# Stated goal:
Reproduce the listing below character for character; drop every image.

# Dataset excerpt:

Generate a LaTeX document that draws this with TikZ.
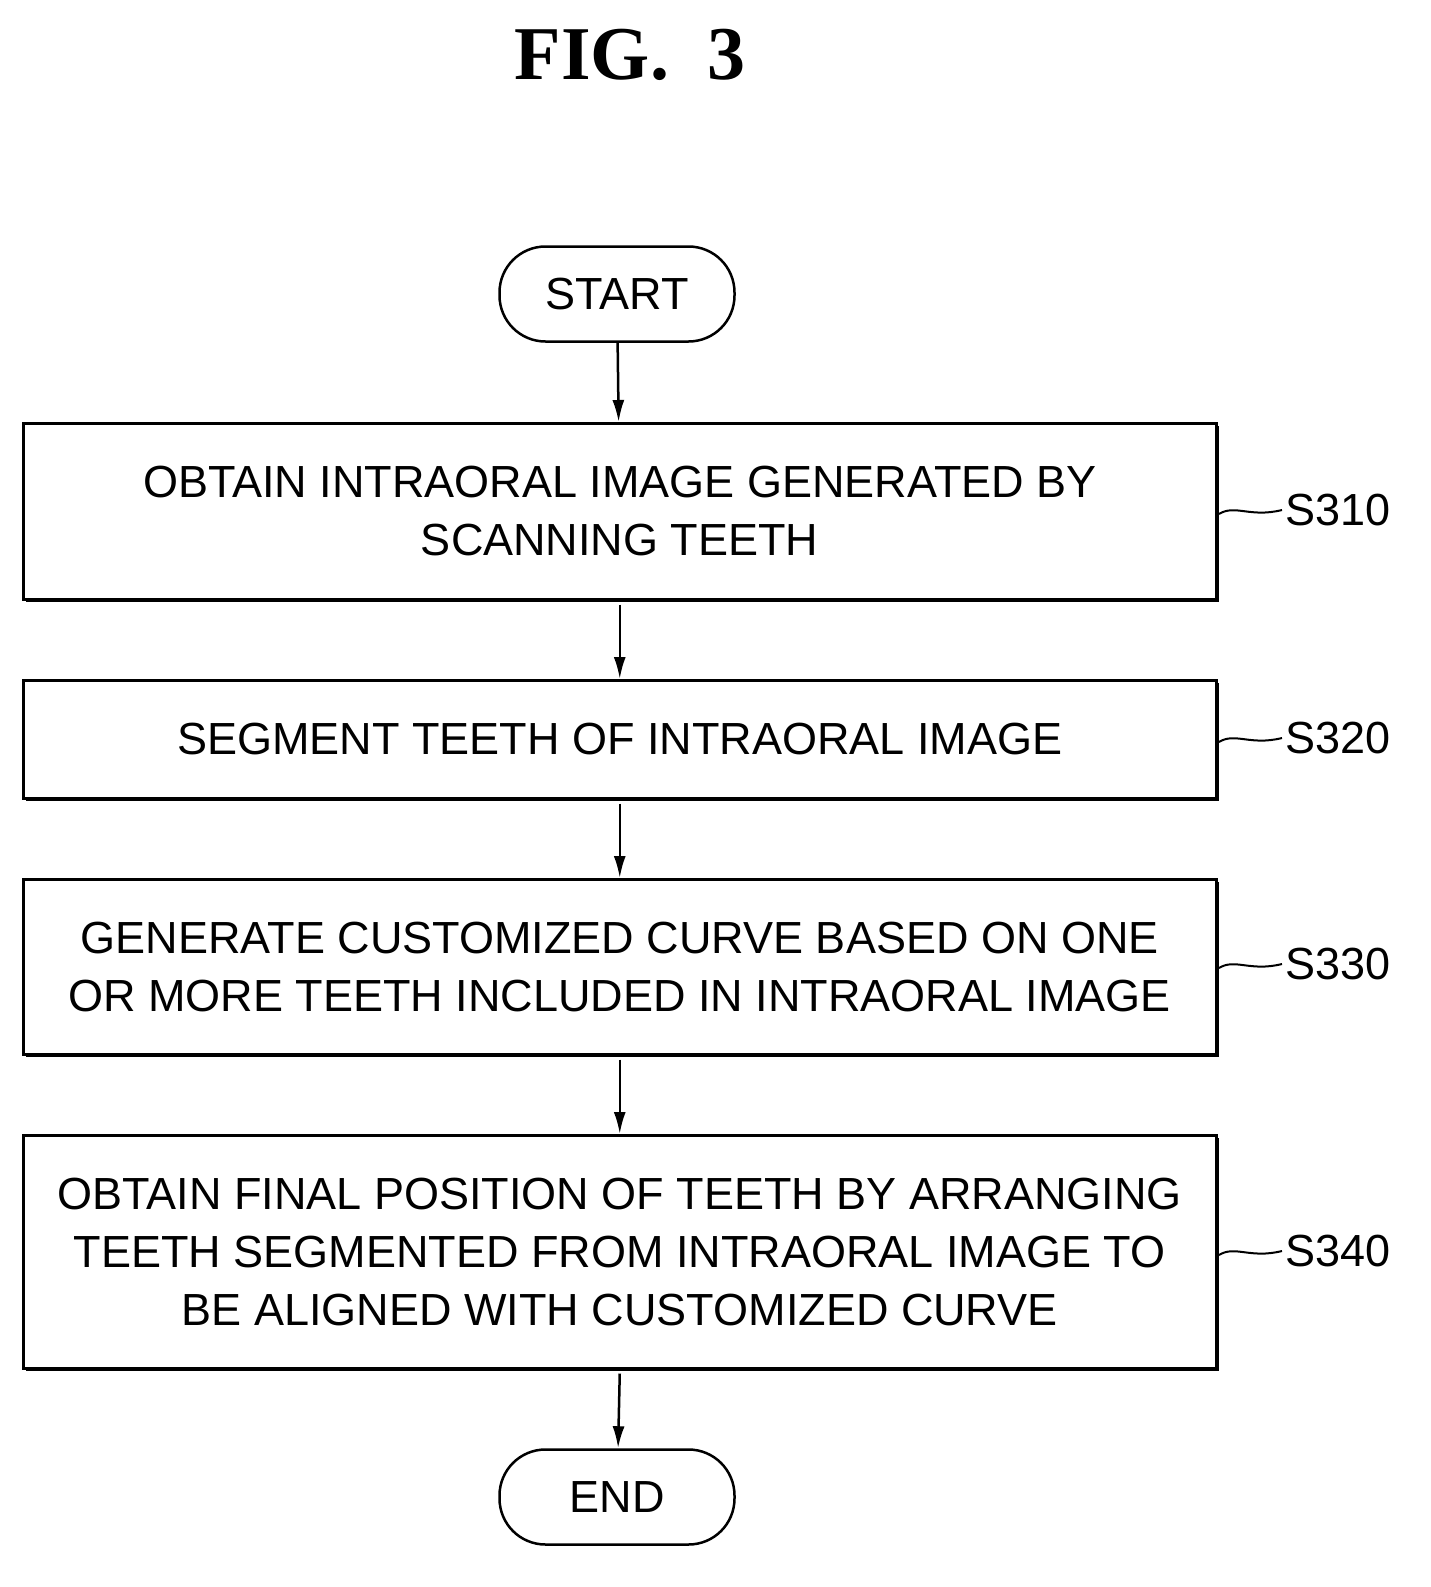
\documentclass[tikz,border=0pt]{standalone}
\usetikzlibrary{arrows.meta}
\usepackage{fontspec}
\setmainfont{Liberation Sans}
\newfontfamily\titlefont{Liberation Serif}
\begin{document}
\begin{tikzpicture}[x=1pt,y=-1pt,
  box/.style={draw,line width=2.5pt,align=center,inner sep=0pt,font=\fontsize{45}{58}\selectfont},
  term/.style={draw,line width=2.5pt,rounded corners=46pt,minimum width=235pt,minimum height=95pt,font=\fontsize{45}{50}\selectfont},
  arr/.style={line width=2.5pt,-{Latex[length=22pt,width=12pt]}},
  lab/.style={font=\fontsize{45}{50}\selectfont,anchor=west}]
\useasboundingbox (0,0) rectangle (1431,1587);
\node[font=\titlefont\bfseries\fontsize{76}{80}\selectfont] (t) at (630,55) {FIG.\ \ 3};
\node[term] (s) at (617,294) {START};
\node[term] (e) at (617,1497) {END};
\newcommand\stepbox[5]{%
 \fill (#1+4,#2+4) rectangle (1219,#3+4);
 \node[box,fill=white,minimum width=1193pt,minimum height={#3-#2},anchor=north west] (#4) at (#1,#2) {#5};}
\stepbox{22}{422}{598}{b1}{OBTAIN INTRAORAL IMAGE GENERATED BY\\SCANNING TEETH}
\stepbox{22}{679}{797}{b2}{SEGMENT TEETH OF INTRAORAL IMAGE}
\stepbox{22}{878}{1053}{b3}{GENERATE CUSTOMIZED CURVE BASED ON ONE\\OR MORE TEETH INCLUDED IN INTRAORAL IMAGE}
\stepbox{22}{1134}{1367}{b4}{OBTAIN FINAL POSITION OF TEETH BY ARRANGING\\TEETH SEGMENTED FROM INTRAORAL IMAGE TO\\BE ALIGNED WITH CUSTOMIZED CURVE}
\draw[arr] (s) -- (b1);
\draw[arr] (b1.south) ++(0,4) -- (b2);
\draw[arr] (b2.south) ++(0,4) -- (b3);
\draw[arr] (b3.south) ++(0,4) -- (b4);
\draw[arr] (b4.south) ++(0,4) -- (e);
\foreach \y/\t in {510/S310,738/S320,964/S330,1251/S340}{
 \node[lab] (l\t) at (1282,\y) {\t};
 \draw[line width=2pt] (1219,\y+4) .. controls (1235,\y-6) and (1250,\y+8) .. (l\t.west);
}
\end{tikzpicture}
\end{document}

# Result below:
Generate a LaTeX document that draws this with TikZ.
\documentclass[tikz,border=0pt]{standalone}
\usetikzlibrary{arrows.meta}
\usepackage{fontspec}
\setmainfont{Liberation Sans}
\newfontfamily\titlefont{Liberation Serif}
\begin{document}
\begin{tikzpicture}[x=1pt,y=-1pt,
  box/.style={draw,line width=2.5pt,align=center,inner sep=0pt,font=\fontsize{45}{58}\selectfont},
  term/.style={draw,line width=2.5pt,rounded corners=46pt,minimum width=235pt,minimum height=95pt,font=\fontsize{45}{50}\selectfont},
  arr/.style={line width=2.5pt,-{Latex[length=22pt,width=12pt]}},
  lab/.style={font=\fontsize{45}{50}\selectfont,anchor=west}]
\useasboundingbox (0,0) rectangle (1431,1587);
\node[font=\titlefont\bfseries\fontsize{76}{80}\selectfont] (t) at (630,55) {FIG.\ \ 3};
\node[term] (s) at (617,294) {START};
\node[term] (e) at (617,1497) {END};
\newcommand\stepbox[5]{%
 \fill (#1+4,#2+4) rectangle (1219,#3+4);
 \node[box,fill=white,minimum width=1193pt,minimum height={#3-#2},anchor=north west] (#4) at (#1,#2) {#5};}
\stepbox{22}{422}{598}{b1}{OBTAIN INTRAORAL IMAGE GENERATED BY\\SCANNING TEETH}
\stepbox{22}{679}{797}{b2}{SEGMENT TEETH OF INTRAORAL IMAGE}
\stepbox{22}{878}{1053}{b3}{GENERATE CUSTOMIZED CURVE BASED ON ONE\\OR MORE TEETH INCLUDED IN INTRAORAL IMAGE}
\stepbox{22}{1134}{1367}{b4}{OBTAIN FINAL POSITION OF TEETH BY ARRANGING\\TEETH SEGMENTED FROM INTRAORAL IMAGE TO\\BE ALIGNED WITH CUSTOMIZED CURVE}
\draw[arr] (s) -- (b1);
\draw[arr] (b1.south) ++(0,4) -- (b2);
\draw[arr] (b2.south) ++(0,4) -- (b3);
\draw[arr] (b3.south) ++(0,4) -- (b4);
\draw[arr] (b4.south) ++(0,4) -- (e);
\foreach \y/\t in {510/S310,738/S320,964/S330,1251/S340}{
 \node[lab] (l\t) at (1282,\y) {\t};
 \draw[line width=2pt] (1219,\y+4) .. controls (1235,\y-6) and (1250,\y+8) .. (l\t.west);
}
\end{tikzpicture}
\end{document}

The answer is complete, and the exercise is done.